Exercise aim → Return every entry exactly as written.

━━━━

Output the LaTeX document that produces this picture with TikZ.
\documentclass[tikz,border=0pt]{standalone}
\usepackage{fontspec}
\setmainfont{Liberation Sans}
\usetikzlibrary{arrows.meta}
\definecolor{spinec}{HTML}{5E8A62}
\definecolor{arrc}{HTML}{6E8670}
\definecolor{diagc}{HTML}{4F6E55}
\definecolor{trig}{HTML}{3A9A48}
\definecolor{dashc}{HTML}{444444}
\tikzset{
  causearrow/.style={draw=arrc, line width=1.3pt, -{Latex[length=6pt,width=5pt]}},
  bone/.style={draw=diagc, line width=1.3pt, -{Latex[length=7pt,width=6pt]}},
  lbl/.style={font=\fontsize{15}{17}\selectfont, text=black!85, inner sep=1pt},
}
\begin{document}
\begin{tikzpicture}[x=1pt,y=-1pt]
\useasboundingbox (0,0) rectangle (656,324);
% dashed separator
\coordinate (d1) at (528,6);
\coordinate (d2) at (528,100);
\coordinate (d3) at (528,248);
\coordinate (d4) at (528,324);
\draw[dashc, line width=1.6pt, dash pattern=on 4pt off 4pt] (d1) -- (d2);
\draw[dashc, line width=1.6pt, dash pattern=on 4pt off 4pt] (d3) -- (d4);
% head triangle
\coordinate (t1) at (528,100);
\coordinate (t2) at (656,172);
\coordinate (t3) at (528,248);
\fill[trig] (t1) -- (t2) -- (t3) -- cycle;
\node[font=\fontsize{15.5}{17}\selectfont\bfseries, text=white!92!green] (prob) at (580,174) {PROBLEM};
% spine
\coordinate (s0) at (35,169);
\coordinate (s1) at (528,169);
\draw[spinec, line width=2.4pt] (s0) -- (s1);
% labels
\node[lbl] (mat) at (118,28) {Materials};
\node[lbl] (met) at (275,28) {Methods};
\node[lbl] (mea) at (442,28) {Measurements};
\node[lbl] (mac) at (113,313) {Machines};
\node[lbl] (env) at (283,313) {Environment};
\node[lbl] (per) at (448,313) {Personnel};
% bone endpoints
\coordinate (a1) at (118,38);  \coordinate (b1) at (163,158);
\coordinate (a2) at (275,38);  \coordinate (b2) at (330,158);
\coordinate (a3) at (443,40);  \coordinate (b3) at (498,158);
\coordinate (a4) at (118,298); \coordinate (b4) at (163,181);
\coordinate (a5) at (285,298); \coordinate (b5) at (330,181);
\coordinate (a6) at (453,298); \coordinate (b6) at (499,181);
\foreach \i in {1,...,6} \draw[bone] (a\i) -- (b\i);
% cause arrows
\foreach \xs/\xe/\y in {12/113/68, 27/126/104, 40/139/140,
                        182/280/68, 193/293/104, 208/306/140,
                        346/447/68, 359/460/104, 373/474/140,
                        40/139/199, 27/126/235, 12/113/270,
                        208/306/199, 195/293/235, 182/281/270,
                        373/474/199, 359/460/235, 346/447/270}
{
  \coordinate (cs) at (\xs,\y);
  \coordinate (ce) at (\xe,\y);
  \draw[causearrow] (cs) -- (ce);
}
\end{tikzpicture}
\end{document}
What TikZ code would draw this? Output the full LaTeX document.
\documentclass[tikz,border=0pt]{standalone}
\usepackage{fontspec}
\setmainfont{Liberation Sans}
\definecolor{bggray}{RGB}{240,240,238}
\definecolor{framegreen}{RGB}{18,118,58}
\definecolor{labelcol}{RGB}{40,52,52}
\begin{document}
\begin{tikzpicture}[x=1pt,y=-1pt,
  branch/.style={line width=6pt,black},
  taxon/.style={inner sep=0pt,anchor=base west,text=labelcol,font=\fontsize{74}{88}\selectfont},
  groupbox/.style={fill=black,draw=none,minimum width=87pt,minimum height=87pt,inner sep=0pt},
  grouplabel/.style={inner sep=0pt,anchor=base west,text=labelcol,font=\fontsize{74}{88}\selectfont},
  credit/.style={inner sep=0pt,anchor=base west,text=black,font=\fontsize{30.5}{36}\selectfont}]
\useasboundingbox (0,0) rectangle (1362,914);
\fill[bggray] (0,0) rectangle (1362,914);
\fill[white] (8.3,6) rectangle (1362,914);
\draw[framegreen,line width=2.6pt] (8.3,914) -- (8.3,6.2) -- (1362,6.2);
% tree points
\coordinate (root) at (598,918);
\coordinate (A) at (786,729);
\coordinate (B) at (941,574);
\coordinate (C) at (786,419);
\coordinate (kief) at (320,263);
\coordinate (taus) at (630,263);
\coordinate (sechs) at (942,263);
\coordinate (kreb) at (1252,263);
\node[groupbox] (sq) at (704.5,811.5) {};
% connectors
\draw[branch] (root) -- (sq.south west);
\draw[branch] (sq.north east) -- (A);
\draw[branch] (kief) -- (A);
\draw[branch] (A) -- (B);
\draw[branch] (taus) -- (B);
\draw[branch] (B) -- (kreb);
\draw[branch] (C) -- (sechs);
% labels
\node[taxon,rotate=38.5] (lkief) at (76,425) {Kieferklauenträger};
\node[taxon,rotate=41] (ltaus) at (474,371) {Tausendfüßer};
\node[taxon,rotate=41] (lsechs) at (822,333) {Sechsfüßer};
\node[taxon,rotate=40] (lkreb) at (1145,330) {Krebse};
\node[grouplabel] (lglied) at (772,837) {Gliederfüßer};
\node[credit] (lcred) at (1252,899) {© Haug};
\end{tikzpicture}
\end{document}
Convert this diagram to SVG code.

━━━━

Output of the task →
Output the LaTeX document that produces this picture with TikZ.
\documentclass[tikz,border=0pt]{standalone}
\usepackage{fontspec}
\setmainfont{Liberation Sans}
\usetikzlibrary{arrows.meta}
\definecolor{spinec}{HTML}{5E8A62}
\definecolor{arrc}{HTML}{6E8670}
\definecolor{diagc}{HTML}{4F6E55}
\definecolor{trig}{HTML}{3A9A48}
\definecolor{dashc}{HTML}{444444}
\tikzset{
  causearrow/.style={draw=arrc, line width=1.3pt, -{Latex[length=6pt,width=5pt]}},
  bone/.style={draw=diagc, line width=1.3pt, -{Latex[length=7pt,width=6pt]}},
  lbl/.style={font=\fontsize{15}{17}\selectfont, text=black!85, inner sep=1pt},
}
\begin{document}
\begin{tikzpicture}[x=1pt,y=-1pt]
\useasboundingbox (0,0) rectangle (656,324);
% dashed separator
\coordinate (d1) at (528,6);
\coordinate (d2) at (528,100);
\coordinate (d3) at (528,248);
\coordinate (d4) at (528,324);
\draw[dashc, line width=1.6pt, dash pattern=on 4pt off 4pt] (d1) -- (d2);
\draw[dashc, line width=1.6pt, dash pattern=on 4pt off 4pt] (d3) -- (d4);
% head triangle
\coordinate (t1) at (528,100);
\coordinate (t2) at (656,172);
\coordinate (t3) at (528,248);
\fill[trig] (t1) -- (t2) -- (t3) -- cycle;
\node[font=\fontsize{15.5}{17}\selectfont\bfseries, text=white!92!green] (prob) at (580,174) {PROBLEM};
% spine
\coordinate (s0) at (35,169);
\coordinate (s1) at (528,169);
\draw[spinec, line width=2.4pt] (s0) -- (s1);
% labels
\node[lbl] (mat) at (118,28) {Materials};
\node[lbl] (met) at (275,28) {Methods};
\node[lbl] (mea) at (442,28) {Measurements};
\node[lbl] (mac) at (113,313) {Machines};
\node[lbl] (env) at (283,313) {Environment};
\node[lbl] (per) at (448,313) {Personnel};
% bone endpoints
\coordinate (a1) at (118,38);  \coordinate (b1) at (163,158);
\coordinate (a2) at (275,38);  \coordinate (b2) at (330,158);
\coordinate (a3) at (443,40);  \coordinate (b3) at (498,158);
\coordinate (a4) at (118,298); \coordinate (b4) at (163,181);
\coordinate (a5) at (285,298); \coordinate (b5) at (330,181);
\coordinate (a6) at (453,298); \coordinate (b6) at (499,181);
\foreach \i in {1,...,6} \draw[bone] (a\i) -- (b\i);
% cause arrows
\foreach \xs/\xe/\y in {12/113/68, 27/126/104, 40/139/140,
                        182/280/68, 193/293/104, 208/306/140,
                        346/447/68, 359/460/104, 373/474/140,
                        40/139/199, 27/126/235, 12/113/270,
                        208/306/199, 195/293/235, 182/281/270,
                        373/474/199, 359/460/235, 346/447/270}
{
  \coordinate (cs) at (\xs,\y);
  \coordinate (ce) at (\xe,\y);
  \draw[causearrow] (cs) -- (ce);
}
\end{tikzpicture}
\end{document}
What TikZ code would draw this? Output the full LaTeX document.
\documentclass[tikz,border=0pt]{standalone}
\usepackage{fontspec}
\setmainfont{Liberation Sans}
\definecolor{bggray}{RGB}{240,240,238}
\definecolor{framegreen}{RGB}{18,118,58}
\definecolor{labelcol}{RGB}{40,52,52}
\begin{document}
\begin{tikzpicture}[x=1pt,y=-1pt,
  branch/.style={line width=6pt,black},
  taxon/.style={inner sep=0pt,anchor=base west,text=labelcol,font=\fontsize{74}{88}\selectfont},
  groupbox/.style={fill=black,draw=none,minimum width=87pt,minimum height=87pt,inner sep=0pt},
  grouplabel/.style={inner sep=0pt,anchor=base west,text=labelcol,font=\fontsize{74}{88}\selectfont},
  credit/.style={inner sep=0pt,anchor=base west,text=black,font=\fontsize{30.5}{36}\selectfont}]
\useasboundingbox (0,0) rectangle (1362,914);
\fill[bggray] (0,0) rectangle (1362,914);
\fill[white] (8.3,6) rectangle (1362,914);
\draw[framegreen,line width=2.6pt] (8.3,914) -- (8.3,6.2) -- (1362,6.2);
% tree points
\coordinate (root) at (598,918);
\coordinate (A) at (786,729);
\coordinate (B) at (941,574);
\coordinate (C) at (786,419);
\coordinate (kief) at (320,263);
\coordinate (taus) at (630,263);
\coordinate (sechs) at (942,263);
\coordinate (kreb) at (1252,263);
\node[groupbox] (sq) at (704.5,811.5) {};
% connectors
\draw[branch] (root) -- (sq.south west);
\draw[branch] (sq.north east) -- (A);
\draw[branch] (kief) -- (A);
\draw[branch] (A) -- (B);
\draw[branch] (taus) -- (B);
\draw[branch] (B) -- (kreb);
\draw[branch] (C) -- (sechs);
% labels
\node[taxon,rotate=38.5] (lkief) at (76,425) {Kieferklauenträger};
\node[taxon,rotate=41] (ltaus) at (474,371) {Tausendfüßer};
\node[taxon,rotate=41] (lsechs) at (822,333) {Sechsfüßer};
\node[taxon,rotate=40] (lkreb) at (1145,330) {Krebse};
\node[grouplabel] (lglied) at (772,837) {Gliederfüßer};
\node[credit] (lcred) at (1252,899) {© Haug};
\end{tikzpicture}
\end{document}
Convert this diagram to SVG code.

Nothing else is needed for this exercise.